### [Exercise instructions]
It is required that the lines from the top of the listing through the line with "const y = d3.scaleLinear().domain(yDomain).range([263, 7]);" be reproduced exactly, excluding pictures.

### [Material for the task]
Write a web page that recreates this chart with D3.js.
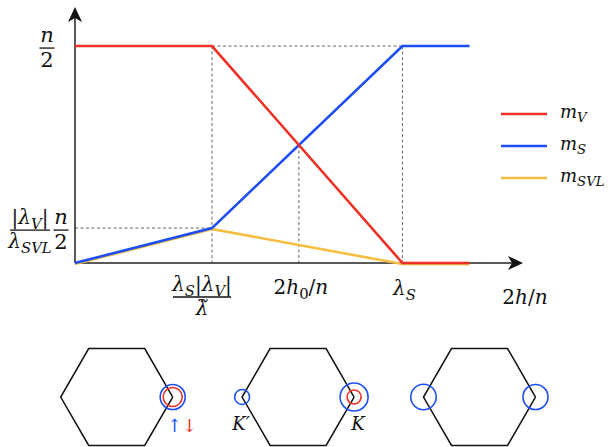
<!DOCTYPE html>
<html><head><meta charset="utf-8">
<script src="https://cdn.jsdelivr.net/npm/d3@7"></script>
<style>body{margin:0;background:#fff}svg{display:block}text{font-family:"DejaVu Serif",serif}</style>
</head><body>
<script>
// ---- data ----
const hVals = [0, 1, 2.39, 2.88];          // 2h/n breakpoints (kink, lambda_S, end)
const mV    = [1, 1, 0, 0];                // in units of n/2
const mS    = [0, 0.161, 1, 1];
const mSVL  = [0, 0.161, 0, 0];
const seriesNames = ["V", "S", "SVL"];
const seriesColors = ["#ee3124", "#1d4ef5", "#f6bd41"];
const xDomain = [0, 3.27], yDomain = [0, 1.18];
// hexagon panels: circles at vertex (side -1 left, +1 right) with radii
const panels = [
  {circles: [{side: 1, r: 12.5, c: 1}, {side: 1, r: 9.5, c: 0}]},
  {circles: [{side: -1, r: 7.5, c: 1}, {side: 1, r: 14, c: 1}, {side: 1, r: 7, c: 0}]},
  {circles: [{side: -1, r: 12.7, c: 1}, {side: 1, r: 12.5, c: 1}]}
];

const W = 608, H = 447;
const svg = d3.select("body").append("svg").attr("width", W).attr("height", H);
const x = d3.scaleLinear().domain(xDomain).range([75, 523]);
const y = d3.scaleLinear().domain(yDomain).range([263, 7]);

// dashed guides
const dash = svg.append("g").attr("stroke", "#555").attr("stroke-width", 0.9).attr("stroke-dasharray", "3,2.5").attr("fill","none");
// crossing of mV and mS between index1 and 2
const t = (mS[1] - mV[1]) / ((mV[2]-mV[1]) - (mS[2]-mS[1]));
const hc = hVals[1] + t*(hVals[2]-hVals[1]);
const mc = mV[1] + t*(mV[2]-mV[1]);
dash.append("line").attr("x1", x(hVals[1])).attr("x2", x(hVals[2])).attr("y1", y(1)).attr("y2", y(1));
dash.append("line").attr("x1", x(0)).attr("x2", x(hVals[1])).attr("y1", y(mS[1])).attr("y2", y(mS[1]));
dash.append("line").attr("x1", x(hVals[1])).attr("x2", x(hVals[1])).attr("y1", y(1)).attr("y2", y(0));
dash.append("line").attr("x1", x(hVals[2])).attr("x2", x(hVals[2])).attr("y1", y(1)).attr("y2", y(0));
dash.append("line").attr("x1", x(hc)).attr("x2", x(hc)).attr("y1", y(mc)).attr("y2", y(0));

// axes
const ax = svg.append("g");
ax.append("line").attr("x1", x(0)).attr("x2", x(xDomain[1]) - 8).attr("y1", y(0)).attr("y2", y(0)).attr("stroke", "#222").attr("stroke-width", 1.5);
ax.append("line").attr("x1", x(0)).attr("x2", x(0)).attr("y1", y(0)).attr("y2", y(yDomain[1]) + 8).attr("stroke", "#222").attr("stroke-width", 1.5);
const tx = x(xDomain[1]), ty = y(0);
ax.append("path").attr("d", `M${tx},${ty} L${tx-15},${ty-7} L${tx-11},${ty} L${tx-15},${ty+7} Z`).attr("fill", "#111");
const ux = x(0), uy = y(yDomain[1]);
ax.append("path").attr("d", `M${ux},${uy} L${ux-7},${uy+15} L${ux},${uy+11} L${ux+7},${uy+15} Z`).attr("fill", "#111");

// series lines
const line = d3.line().x((d, i) => x(hVals[i])).y(d => y(d));
const data = [mV, mS, mSVL];
[2, 1, 0].forEach(k => {
  svg.append("path").datum(data[k]).attr("d", line).attr("fill", "none")
    .attr("stroke", seriesColors[k]).attr("stroke-width", 2.6)
    .attr("transform", k === 2 ? "translate(0,1)" : null);
});

// text helpers
function addText(g, parts, xx, yy, size, anchor) {
  const te = g.append("text").attr("x", xx).attr("y", yy).attr("font-size", size).attr("text-anchor", anchor || "middle").attr("fill", "#111");
  parts.forEach(p => {
    const s = te.append("tspan").text(p.t);
    if (p.i) s.attr("font-style", "italic");
    if (p.sub) s.attr("font-size", size * 0.74).attr("dy", p.dy || size * 0.25);
    if (p.up) s.attr("dy", -(p.up));
    if (p.fill) s.attr("fill", p.fill);
  });
  return te;
}
function frac(g, num, den, cx, barY, size, barW) {
  addText(g, num, cx, barY - 6, size);
  addText(g, den, cx, barY + size * 0.92, size);
  g.append("line").attr("x1", cx - barW/2).attr("x2", cx + barW/2).attr("y1", barY).attr("y2", barY).attr("stroke", "#111").attr("stroke-width", 1.3);
}
const lab = svg.append("g");
// y labels
frac(lab, [{t: "n", i: 1}], [{t: "2"}], 47, y(1) + 2, 21, 15);
frac(lab, [{t: "|"}, {t: "λ", i: 1}, {t: "V", i: 1, sub: 1}, {t: "|", up: 5}], [{t: "λ", i: 1}, {t: "SVL", i: 1, sub: 1}], 30, y(mS[1]) + 2, 20, 40);
frac(lab, [{t: "n", i: 1}], [{t: "2"}], 61, y(mS[1]) + 2, 21, 15);
// x labels
frac(lab, [{t: "λ", i: 1}, {t: "S", i: 1, sub: 1}, {t: "|", up: 5}, {t: "λ", i: 1}, {t: "V", i: 1, sub: 1}, {t: "|", up: 5}], [{t: "λ̃", i: 1}], x(hVals[1]) - 10, 297, 20, 58);
addText(lab, [{t: "2"}, {t: "h", i: 1}, {t: "0", sub: 1}, {t: "/", up: 5}, {t: "n", i: 1}], x(hc) + 2, 294, 20);
addText(lab, [{t: "λ", i: 1}, {t: "S", i: 1, sub: 1}], x(hVals[2]) + 2, 295, 20);
addText(lab, [{t: "2"}, {t: "h", i: 1}, {t: "/"}, {t: "n", i: 1}], x(xDomain[1]) + 2, 304, 20);

// legend
const leg = svg.append("g");
seriesNames.forEach((nm, i) => {
  const ly = 114 + i * 32;
  leg.append("line").attr("x1", 501).attr("x2", 547).attr("y1", ly).attr("y2", ly).attr("stroke", seriesColors[i]).attr("stroke-width", 2.6);
  addText(leg, [{t: "m", i: 1}, {t: nm, i: 1, sub: 1, dy: 4}], 560, ly + 4, 18, "start");
});

// hexagon panels
const hexCx = d3.scalePoint().domain(d3.range(panels.length)).range([116.7, 479.5]);
const R = 56, hcY = 397;
panels.forEach((p, i) => {
  const cx = hexCx(i);
  const pts = d3.range(7).map(k => [cx + R * Math.cos(k * Math.PI / 3), hcY + R * Math.sin(k * Math.PI / 3)]);
  svg.append("path").attr("d", d3.line()(pts)).attr("fill", "none").attr("stroke", "#111").attr("stroke-width", 1.5);
  p.circles.forEach(c => {
    svg.append("circle").attr("cx", cx + c.side * R).attr("cy", hcY).attr("r", c.r)
      .attr("fill", "none").attr("stroke", seriesColors[c.c]).attr("stroke-width", 1.6);
  });
});
// panel labels
addText(svg, [{t: "↑", fill: seriesColors[1]}, {t: "↓", fill: seriesColors[0]}], 182, 432, 18);
addText(svg, [{t: "K′", i: 1}], hexCx(1) - R - 1, 430, 18);
addText(svg, [{t: "K", i: 1}], hexCx(1) + R + 4, 430, 18);
</script>
</body></html>
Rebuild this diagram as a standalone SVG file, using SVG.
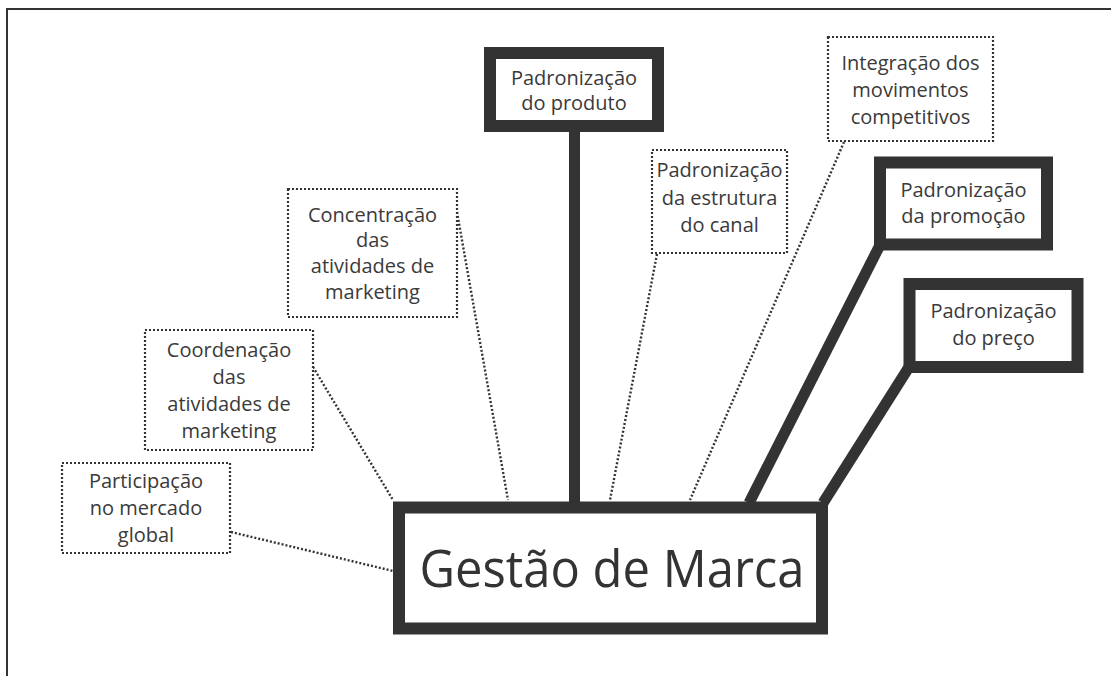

### [Solved exercise]
Write a web page that recreates this chart with D3.js.
<!DOCTYPE html>
<html><head><meta charset="utf-8">
<script src="https://cdn.jsdelivr.net/npm/d3@7"></script>
<style>body{margin:0;background:#fff}svg{display:block}text{font-family:"DejaVu Serif",serif}</style>
</head><body>
<script>
// ---- data ----
const hVals = [0, 1, 2.39, 2.88];          // 2h/n breakpoints (kink, lambda_S, end)
const mV    = [1, 1, 0, 0];                // in units of n/2
const mS    = [0, 0.161, 1, 1];
const mSVL  = [0, 0.161, 0, 0];
const seriesNames = ["V", "S", "SVL"];
const seriesColors = ["#ee3124", "#1d4ef5", "#f6bd41"];
const xDomain = [0, 3.27], yDomain = [0, 1.18];
// hexagon panels: circles at vertex (side -1 left, +1 right) with radii
const panels = [
  {circles: [{side: 1, r: 12.5, c: 1}, {side: 1, r: 9.5, c: 0}]},
  {circles: [{side: -1, r: 7.5, c: 1}, {side: 1, r: 14, c: 1}, {side: 1, r: 7, c: 0}]},
  {circles: [{side: -1, r: 12.7, c: 1}, {side: 1, r: 12.5, c: 1}]}
];

const W = 608, H = 447;
const svg = d3.select("body").append("svg").attr("width", W).attr("height", H);
const x = d3.scaleLinear().domain(xDomain).range([75, 523]);
const y = d3.scaleLinear().domain(yDomain).range([263, 7]);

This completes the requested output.